* Prompt *
Scan the following material for the string "matplotlib" and copy each line in which it appears.

================

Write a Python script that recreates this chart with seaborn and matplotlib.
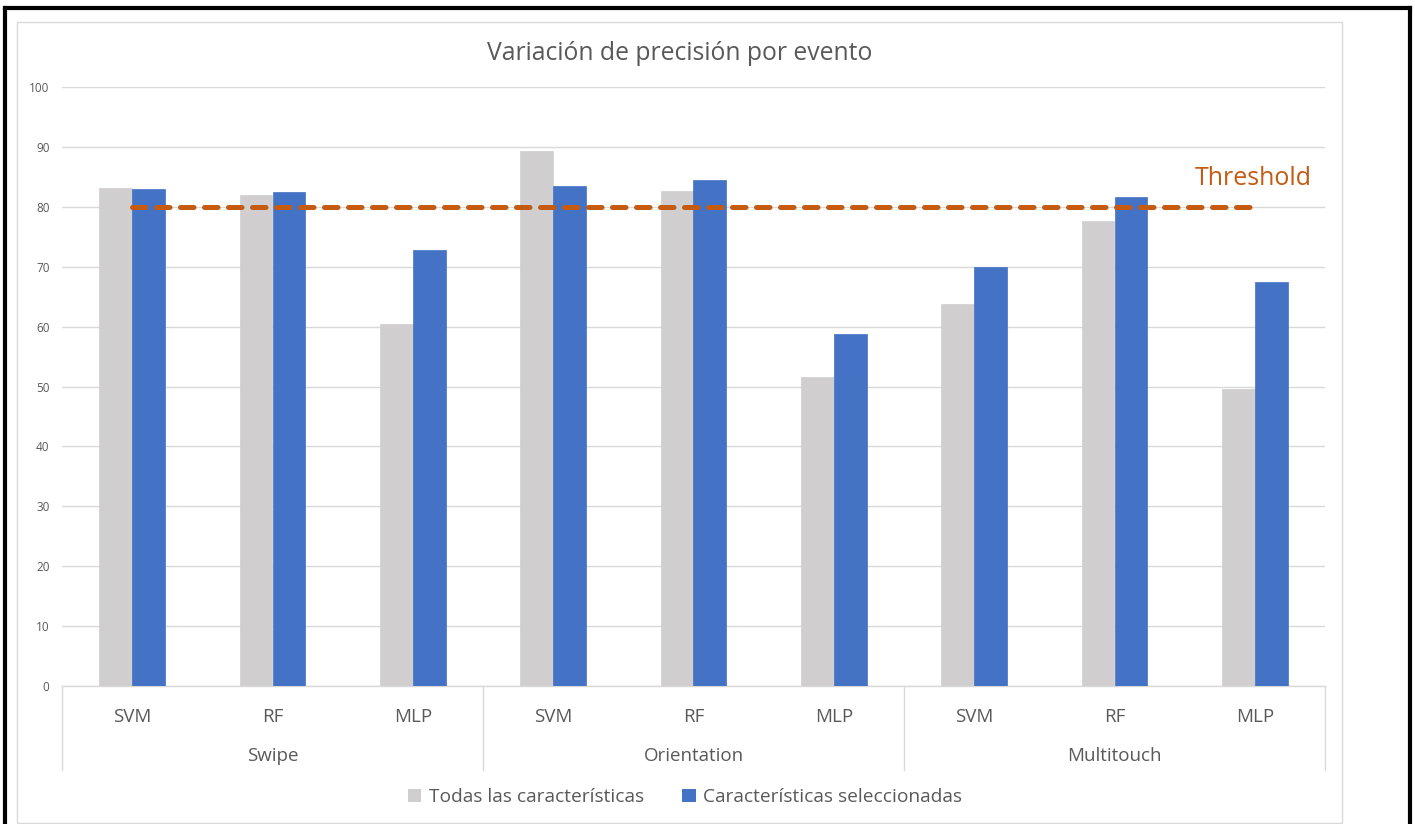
import matplotlib
matplotlib.use("Agg")
import matplotlib.pyplot as plt
import matplotlib.transforms as mtransforms
from matplotlib.patches import Rectangle
from matplotlib.lines import Line2D
import seaborn as sns
import pandas as pd

# ---------------- data ----------------
events = ["Swipe", "Orientation", "Multitouch"]
models = ["SVM", "RF", "MLP"]
series = ["Todas las características", "Características seleccionadas"]
todas = [83.2, 81.9, 60.4, 89.3, 82.6, 51.6, 63.8, 77.6, 49.6]
seleccionadas = [82.9, 82.4, 72.8, 83.5, 84.4, 58.8, 70.0, 81.6, 67.4]
threshold = 80
threshold_label = "Threshold"
yticks = list(range(0, 101, 10))
title = "Variación de precisión por evento"

# ---------------- style ----------------
sns.set_style("white")
plt.rcParams["font.family"] = ["Open Sans", "DejaVu Sans"]
TXT = "#595959"
GRID = "#D9D9D9"
colors = ["#D0CECE", "#4472C4"]
ORANGE = "#C55A11"

cats = [f"{e}|{m}" for e in events for m in models]
rows = []
for c, v1, v2 in zip(cats, todas, seleccionadas):
    rows.append({"cat": c, "serie": series[0], "value": v1})
    rows.append({"cat": c, "serie": series[1], "value": v2})
df = pd.DataFrame(rows)

W, H = 1415, 824
fig = plt.figure(figsize=(W / 100, H / 100), dpi=100)
ax_l, ax_r, ax_t, ax_b = 62, 1325, 87, 686
ax = fig.add_axes([ax_l / W, 1 - ax_b / H, (ax_r - ax_l) / W, (ax_b - ax_t) / H])

sns.barplot(data=df, x="cat", y="value", hue="serie", order=cats,
            hue_order=series, palette=colors, width=0.47, saturation=1,
            errorbar=None, legend=False, ax=ax, zorder=3)
for p in ax.patches:
    p.set_edgecolor(p.get_facecolor())
    p.set_linewidth(0.5)

ax.set_xlim(-0.5, len(cats) - 0.5)
ax.set_ylim(0, 100)
ax.set_yticks(yticks)
ax.set_yticklabels([str(t) for t in yticks])
ax.tick_params(axis="y", length=0, pad=9, labelsize=8.5, labelcolor=TXT)
ax.set_xticks(range(len(cats)))
ax.set_xticklabels(models * len(events))
ax.tick_params(axis="x", length=0, pad=16, labelsize=13.5, labelcolor=TXT)
ax.set_xlabel("")
ax.set_ylabel("")
ax.grid(axis="y", color=GRID, linewidth=1, zorder=0)
ax.set_axisbelow(True)
for s in ["top", "right", "left"]:
    ax.spines[s].set_visible(False)
ax.spines["bottom"].set_color(GRID)
ax.spines["bottom"].set_linewidth(1)

# threshold line
ax.plot([0, len(cats) - 1], [threshold, threshold], color=ORANGE,
        linewidth=3.6, linestyle=(0, (2.7, 2.1)), dash_capstyle="round",
        solid_capstyle="round", zorder=5)
ax.text(7.57, threshold + 4.7, threshold_label, color=ORANGE, fontsize=18,
        ha="left", va="center")

# group labels and separators
trans = mtransforms.blended_transform_factory(ax.transData, ax.transAxes)
axh = ax_b - ax_t
for i, e in enumerate(events):
    ax.annotate(e, xy=(i * 3 + 1, 0), xycoords=trans, xytext=(0, -70),
                textcoords="offset pixels", ha="center", va="center",
                fontsize=13.5, color=TXT)
for xs in [-0.5, 2.5, 5.5, 8.5]:
    ax.plot([xs, xs], [0, -84 / axh], transform=trans, color=GRID,
            linewidth=1, clip_on=False)

# title
fig.text(680 / W, 1 - 53 / H, title, ha="center", va="center",
         fontsize=17.8, color=TXT)

# legend
handles = [Rectangle((0, 0), 1, 1, facecolor=c, edgecolor="none") for c in colors]
fig.legend(handles, series, loc="center", bbox_to_anchor=(685 / W, 1 - 797 / H),
           ncol=2, frameon=False, handlelength=0.7, handleheight=0.7,
           handletextpad=0.4, columnspacing=2.0, fontsize=13.8, labelcolor=TXT)

# frames
fig.add_artist(Rectangle((17 / W, 1 - 823 / H), (1342 - 17) / W, (823 - 22) / H,
                         transform=fig.transFigure, fill=False,
                         edgecolor=GRID, linewidth=1))
blk = dict(color="black", linewidth=3, transform=fig.transFigure,
           solid_capstyle="projecting")
fig.add_artist(Line2D([4.8 / W, 4.8 / W], [0, 1 - 7.5 / H], **blk))
fig.add_artist(Line2D([4.8 / W, 1409.5 / W], [1 - 7.5 / H, 1 - 7.5 / H], **blk))
fig.add_artist(Line2D([1409.5 / W, 1409.5 / W], [0, 1 - 7.5 / H], **blk))

fig.savefig("out.png", dpi=100)
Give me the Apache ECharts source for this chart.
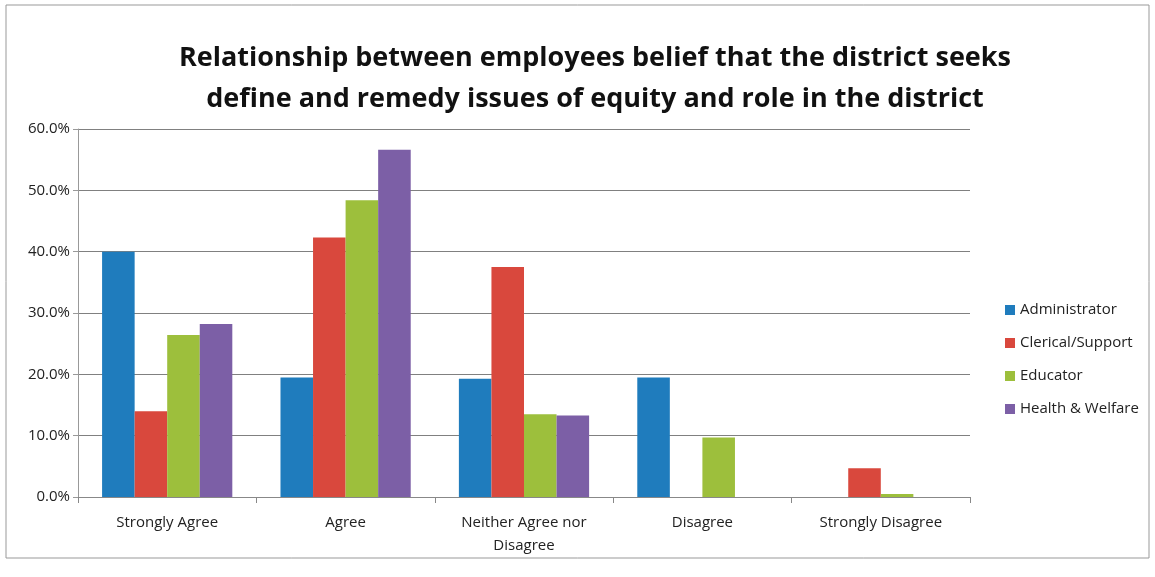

================

* Solution for this task *
Write a Python script that recreates this chart with seaborn and matplotlib.
import matplotlib
matplotlib.use("Agg")
import matplotlib.pyplot as plt
import matplotlib.transforms as mtransforms
from matplotlib.patches import Rectangle
from matplotlib.lines import Line2D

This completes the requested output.